BEGIN Data

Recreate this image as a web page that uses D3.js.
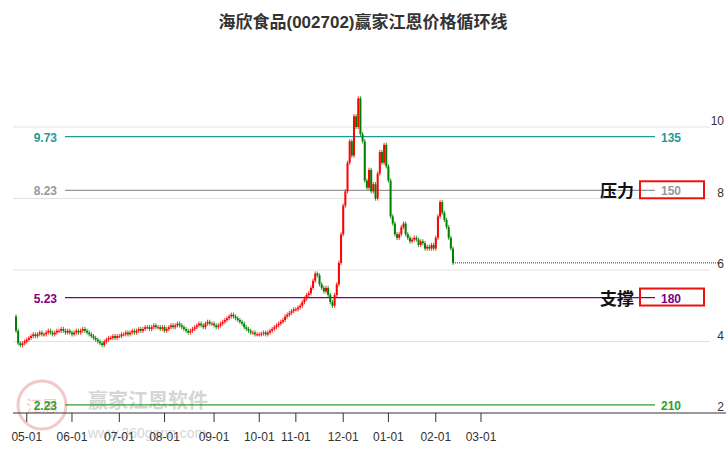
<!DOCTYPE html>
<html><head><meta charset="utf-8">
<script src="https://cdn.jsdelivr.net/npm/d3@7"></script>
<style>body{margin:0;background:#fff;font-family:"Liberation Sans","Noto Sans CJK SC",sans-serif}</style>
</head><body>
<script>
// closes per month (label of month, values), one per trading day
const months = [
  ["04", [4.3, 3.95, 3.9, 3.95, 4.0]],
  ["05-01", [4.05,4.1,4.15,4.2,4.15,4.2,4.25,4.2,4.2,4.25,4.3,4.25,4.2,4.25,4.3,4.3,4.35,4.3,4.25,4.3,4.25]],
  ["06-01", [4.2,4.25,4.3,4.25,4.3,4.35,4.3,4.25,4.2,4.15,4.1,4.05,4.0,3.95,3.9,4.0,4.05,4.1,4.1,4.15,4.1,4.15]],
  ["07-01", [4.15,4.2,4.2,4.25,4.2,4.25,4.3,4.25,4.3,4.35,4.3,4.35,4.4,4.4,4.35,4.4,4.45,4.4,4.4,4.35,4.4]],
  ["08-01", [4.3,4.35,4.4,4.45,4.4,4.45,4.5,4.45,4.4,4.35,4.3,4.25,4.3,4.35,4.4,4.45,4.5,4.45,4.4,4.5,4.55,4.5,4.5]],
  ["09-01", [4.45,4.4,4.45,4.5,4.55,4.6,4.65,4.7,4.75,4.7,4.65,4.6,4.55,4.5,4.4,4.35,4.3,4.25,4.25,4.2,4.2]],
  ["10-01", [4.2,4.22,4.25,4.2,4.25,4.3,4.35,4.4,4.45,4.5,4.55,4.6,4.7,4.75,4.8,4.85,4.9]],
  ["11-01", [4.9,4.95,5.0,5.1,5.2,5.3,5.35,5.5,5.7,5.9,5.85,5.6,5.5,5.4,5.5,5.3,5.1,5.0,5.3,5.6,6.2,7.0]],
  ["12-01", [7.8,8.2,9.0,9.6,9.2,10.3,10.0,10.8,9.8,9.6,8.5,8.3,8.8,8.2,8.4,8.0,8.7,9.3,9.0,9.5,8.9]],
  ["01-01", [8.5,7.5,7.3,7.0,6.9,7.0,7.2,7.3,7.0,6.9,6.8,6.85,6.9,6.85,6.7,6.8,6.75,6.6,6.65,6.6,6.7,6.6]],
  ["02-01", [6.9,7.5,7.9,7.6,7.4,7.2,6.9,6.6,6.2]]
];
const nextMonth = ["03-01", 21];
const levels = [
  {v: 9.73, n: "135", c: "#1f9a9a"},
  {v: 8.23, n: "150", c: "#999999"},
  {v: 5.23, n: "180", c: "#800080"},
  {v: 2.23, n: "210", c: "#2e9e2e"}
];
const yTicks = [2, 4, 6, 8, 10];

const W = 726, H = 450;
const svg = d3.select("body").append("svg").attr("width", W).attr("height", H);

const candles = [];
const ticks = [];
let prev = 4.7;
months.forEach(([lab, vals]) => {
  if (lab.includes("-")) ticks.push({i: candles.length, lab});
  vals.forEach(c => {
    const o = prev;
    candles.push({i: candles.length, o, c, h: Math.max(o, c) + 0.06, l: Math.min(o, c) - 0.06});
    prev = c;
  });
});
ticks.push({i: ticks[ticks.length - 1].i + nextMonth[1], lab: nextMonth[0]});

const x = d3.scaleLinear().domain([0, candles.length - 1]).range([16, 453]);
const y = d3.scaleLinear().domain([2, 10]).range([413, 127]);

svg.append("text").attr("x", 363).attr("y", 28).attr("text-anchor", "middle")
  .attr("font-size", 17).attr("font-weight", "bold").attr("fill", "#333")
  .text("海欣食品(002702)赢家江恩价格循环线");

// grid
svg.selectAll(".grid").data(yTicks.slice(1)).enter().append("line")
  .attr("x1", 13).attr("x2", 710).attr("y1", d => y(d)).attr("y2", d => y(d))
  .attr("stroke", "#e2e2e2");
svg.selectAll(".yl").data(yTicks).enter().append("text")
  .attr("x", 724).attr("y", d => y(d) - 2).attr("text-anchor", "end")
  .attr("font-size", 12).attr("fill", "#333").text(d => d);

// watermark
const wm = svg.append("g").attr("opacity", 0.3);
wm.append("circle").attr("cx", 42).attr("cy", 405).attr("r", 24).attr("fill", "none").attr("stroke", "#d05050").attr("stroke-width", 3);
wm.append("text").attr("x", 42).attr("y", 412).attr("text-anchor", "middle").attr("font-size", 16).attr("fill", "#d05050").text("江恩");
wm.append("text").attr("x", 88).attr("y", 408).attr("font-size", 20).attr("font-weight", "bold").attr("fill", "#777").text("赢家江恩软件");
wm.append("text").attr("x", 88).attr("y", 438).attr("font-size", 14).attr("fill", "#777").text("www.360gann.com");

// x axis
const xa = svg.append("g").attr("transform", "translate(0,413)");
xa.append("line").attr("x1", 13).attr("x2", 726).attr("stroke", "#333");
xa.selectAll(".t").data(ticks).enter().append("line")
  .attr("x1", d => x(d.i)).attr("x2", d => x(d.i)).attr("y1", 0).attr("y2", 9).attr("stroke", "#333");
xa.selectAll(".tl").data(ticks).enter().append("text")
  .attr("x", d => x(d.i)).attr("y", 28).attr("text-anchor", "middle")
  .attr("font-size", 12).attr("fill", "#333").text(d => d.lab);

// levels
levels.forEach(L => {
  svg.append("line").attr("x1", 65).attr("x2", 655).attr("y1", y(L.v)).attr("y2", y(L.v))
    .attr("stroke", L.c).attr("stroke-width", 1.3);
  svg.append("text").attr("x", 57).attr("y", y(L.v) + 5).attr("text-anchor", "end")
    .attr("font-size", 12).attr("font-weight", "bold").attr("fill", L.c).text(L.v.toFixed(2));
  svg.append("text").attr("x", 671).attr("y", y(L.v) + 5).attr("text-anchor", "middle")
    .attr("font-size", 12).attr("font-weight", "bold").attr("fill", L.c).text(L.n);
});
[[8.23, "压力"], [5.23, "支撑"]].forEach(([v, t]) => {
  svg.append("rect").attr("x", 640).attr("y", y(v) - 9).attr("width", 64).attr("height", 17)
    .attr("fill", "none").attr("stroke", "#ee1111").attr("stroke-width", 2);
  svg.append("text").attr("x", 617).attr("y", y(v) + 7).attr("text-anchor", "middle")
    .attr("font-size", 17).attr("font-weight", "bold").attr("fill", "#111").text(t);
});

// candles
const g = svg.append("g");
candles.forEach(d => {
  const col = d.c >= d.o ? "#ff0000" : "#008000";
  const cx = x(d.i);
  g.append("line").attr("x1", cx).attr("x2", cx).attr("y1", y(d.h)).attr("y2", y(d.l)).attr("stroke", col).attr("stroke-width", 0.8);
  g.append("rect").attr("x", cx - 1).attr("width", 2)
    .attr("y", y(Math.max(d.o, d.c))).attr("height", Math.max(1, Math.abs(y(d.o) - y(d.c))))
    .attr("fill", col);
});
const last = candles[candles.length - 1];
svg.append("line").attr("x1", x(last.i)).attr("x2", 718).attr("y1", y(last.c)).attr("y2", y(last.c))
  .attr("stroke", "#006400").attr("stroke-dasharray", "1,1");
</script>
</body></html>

END Data

Short problem -
Make an exact copy of the listing above. Do not include the pictures.

Exercise answer -
Recreate this image as a web page that uses D3.js.
<!DOCTYPE html>
<html><head><meta charset="utf-8">
<script src="https://cdn.jsdelivr.net/npm/d3@7"></script>
<style>body{margin:0;background:#fff;font-family:"Liberation Sans","Noto Sans CJK SC",sans-serif}</style>
</head><body>
<script>
// closes per month (label of month, values), one per trading day
const months = [
  ["04", [4.3, 3.95, 3.9, 3.95, 4.0]],
  ["05-01", [4.05,4.1,4.15,4.2,4.15,4.2,4.25,4.2,4.2,4.25,4.3,4.25,4.2,4.25,4.3,4.3,4.35,4.3,4.25,4.3,4.25]],
  ["06-01", [4.2,4.25,4.3,4.25,4.3,4.35,4.3,4.25,4.2,4.15,4.1,4.05,4.0,3.95,3.9,4.0,4.05,4.1,4.1,4.15,4.1,4.15]],
  ["07-01", [4.15,4.2,4.2,4.25,4.2,4.25,4.3,4.25,4.3,4.35,4.3,4.35,4.4,4.4,4.35,4.4,4.45,4.4,4.4,4.35,4.4]],
  ["08-01", [4.3,4.35,4.4,4.45,4.4,4.45,4.5,4.45,4.4,4.35,4.3,4.25,4.3,4.35,4.4,4.45,4.5,4.45,4.4,4.5,4.55,4.5,4.5]],
  ["09-01", [4.45,4.4,4.45,4.5,4.55,4.6,4.65,4.7,4.75,4.7,4.65,4.6,4.55,4.5,4.4,4.35,4.3,4.25,4.25,4.2,4.2]],
  ["10-01", [4.2,4.22,4.25,4.2,4.25,4.3,4.35,4.4,4.45,4.5,4.55,4.6,4.7,4.75,4.8,4.85,4.9]],
  ["11-01", [4.9,4.95,5.0,5.1,5.2,5.3,5.35,5.5,5.7,5.9,5.85,5.6,5.5,5.4,5.5,5.3,5.1,5.0,5.3,5.6,6.2,7.0]],
  ["12-01", [7.8,8.2,9.0,9.6,9.2,10.3,10.0,10.8,9.8,9.6,8.5,8.3,8.8,8.2,8.4,8.0,8.7,9.3,9.0,9.5,8.9]],
  ["01-01", [8.5,7.5,7.3,7.0,6.9,7.0,7.2,7.3,7.0,6.9,6.8,6.85,6.9,6.85,6.7,6.8,6.75,6.6,6.65,6.6,6.7,6.6]],
  ["02-01", [6.9,7.5,7.9,7.6,7.4,7.2,6.9,6.6,6.2]]
];
const nextMonth = ["03-01", 21];
const levels = [
  {v: 9.73, n: "135", c: "#1f9a9a"},
  {v: 8.23, n: "150", c: "#999999"},
  {v: 5.23, n: "180", c: "#800080"},
  {v: 2.23, n: "210", c: "#2e9e2e"}
];
const yTicks = [2, 4, 6, 8, 10];

const W = 726, H = 450;
const svg = d3.select("body").append("svg").attr("width", W).attr("height", H);

const candles = [];
const ticks = [];
let prev = 4.7;
months.forEach(([lab, vals]) => {
  if (lab.includes("-")) ticks.push({i: candles.length, lab});
  vals.forEach(c => {
    const o = prev;
    candles.push({i: candles.length, o, c, h: Math.max(o, c) + 0.06, l: Math.min(o, c) - 0.06});
    prev = c;
  });
});
ticks.push({i: ticks[ticks.length - 1].i + nextMonth[1], lab: nextMonth[0]});

const x = d3.scaleLinear().domain([0, candles.length - 1]).range([16, 453]);
const y = d3.scaleLinear().domain([2, 10]).range([413, 127]);

svg.append("text").attr("x", 363).attr("y", 28).attr("text-anchor", "middle")
  .attr("font-size", 17).attr("font-weight", "bold").attr("fill", "#333")
  .text("海欣食品(002702)赢家江恩价格循环线");

// grid
svg.selectAll(".grid").data(yTicks.slice(1)).enter().append("line")
  .attr("x1", 13).attr("x2", 710).attr("y1", d => y(d)).attr("y2", d => y(d))
  .attr("stroke", "#e2e2e2");
svg.selectAll(".yl").data(yTicks).enter().append("text")
  .attr("x", 724).attr("y", d => y(d) - 2).attr("text-anchor", "end")
  .attr("font-size", 12).attr("fill", "#333").text(d => d);

// watermark
const wm = svg.append("g").attr("opacity", 0.3);
wm.append("circle").attr("cx", 42).attr("cy", 405).attr("r", 24).attr("fill", "none").attr("stroke", "#d05050").attr("stroke-width", 3);
wm.append("text").attr("x", 42).attr("y", 412).attr("text-anchor", "middle").attr("font-size", 16).attr("fill", "#d05050").text("江恩");
wm.append("text").attr("x", 88).attr("y", 408).attr("font-size", 20).attr("font-weight", "bold").attr("fill", "#777").text("赢家江恩软件");
wm.append("text").attr("x", 88).attr("y", 438).attr("font-size", 14).attr("fill", "#777").text("www.360gann.com");

// x axis
const xa = svg.append("g").attr("transform", "translate(0,413)");
xa.append("line").attr("x1", 13).attr("x2", 726).attr("stroke", "#333");
xa.selectAll(".t").data(ticks).enter().append("line")
  .attr("x1", d => x(d.i)).attr("x2", d => x(d.i)).attr("y1", 0).attr("y2", 9).attr("stroke", "#333");
xa.selectAll(".tl").data(ticks).enter().append("text")
  .attr("x", d => x(d.i)).attr("y", 28).attr("text-anchor", "middle")
  .attr("font-size", 12).attr("fill", "#333").text(d => d.lab);

// levels
levels.forEach(L => {
  svg.append("line").attr("x1", 65).attr("x2", 655).attr("y1", y(L.v)).attr("y2", y(L.v))
    .attr("stroke", L.c).attr("stroke-width", 1.3);
  svg.append("text").attr("x", 57).attr("y", y(L.v) + 5).attr("text-anchor", "end")
    .attr("font-size", 12).attr("font-weight", "bold").attr("fill", L.c).text(L.v.toFixed(2));
  svg.append("text").attr("x", 671).attr("y", y(L.v) + 5).attr("text-anchor", "middle")
    .attr("font-size", 12).attr("font-weight", "bold").attr("fill", L.c).text(L.n);
});
[[8.23, "压力"], [5.23, "支撑"]].forEach(([v, t]) => {
  svg.append("rect").attr("x", 640).attr("y", y(v) - 9).attr("width", 64).attr("height", 17)
    .attr("fill", "none").attr("stroke", "#ee1111").attr("stroke-width", 2);
  svg.append("text").attr("x", 617).attr("y", y(v) + 7).attr("text-anchor", "middle")
    .attr("font-size", 17).attr("font-weight", "bold").attr("fill", "#111").text(t);
});

// candles
const g = svg.append("g");
candles.forEach(d => {
  const col = d.c >= d.o ? "#ff0000" : "#008000";
  const cx = x(d.i);
  g.append("line").attr("x1", cx).attr("x2", cx).attr("y1", y(d.h)).attr("y2", y(d.l)).attr("stroke", col).attr("stroke-width", 0.8);
  g.append("rect").attr("x", cx - 1).attr("width", 2)
    .attr("y", y(Math.max(d.o, d.c))).attr("height", Math.max(1, Math.abs(y(d.o) - y(d.c))))
    .attr("fill", col);
});
const last = candles[candles.length - 1];
svg.append("line").attr("x1", x(last.i)).attr("x2", 718).attr("y1", y(last.c)).attr("y2", y(last.c))
  .attr("stroke", "#006400").attr("stroke-dasharray", "1,1");
</script>
</body></html>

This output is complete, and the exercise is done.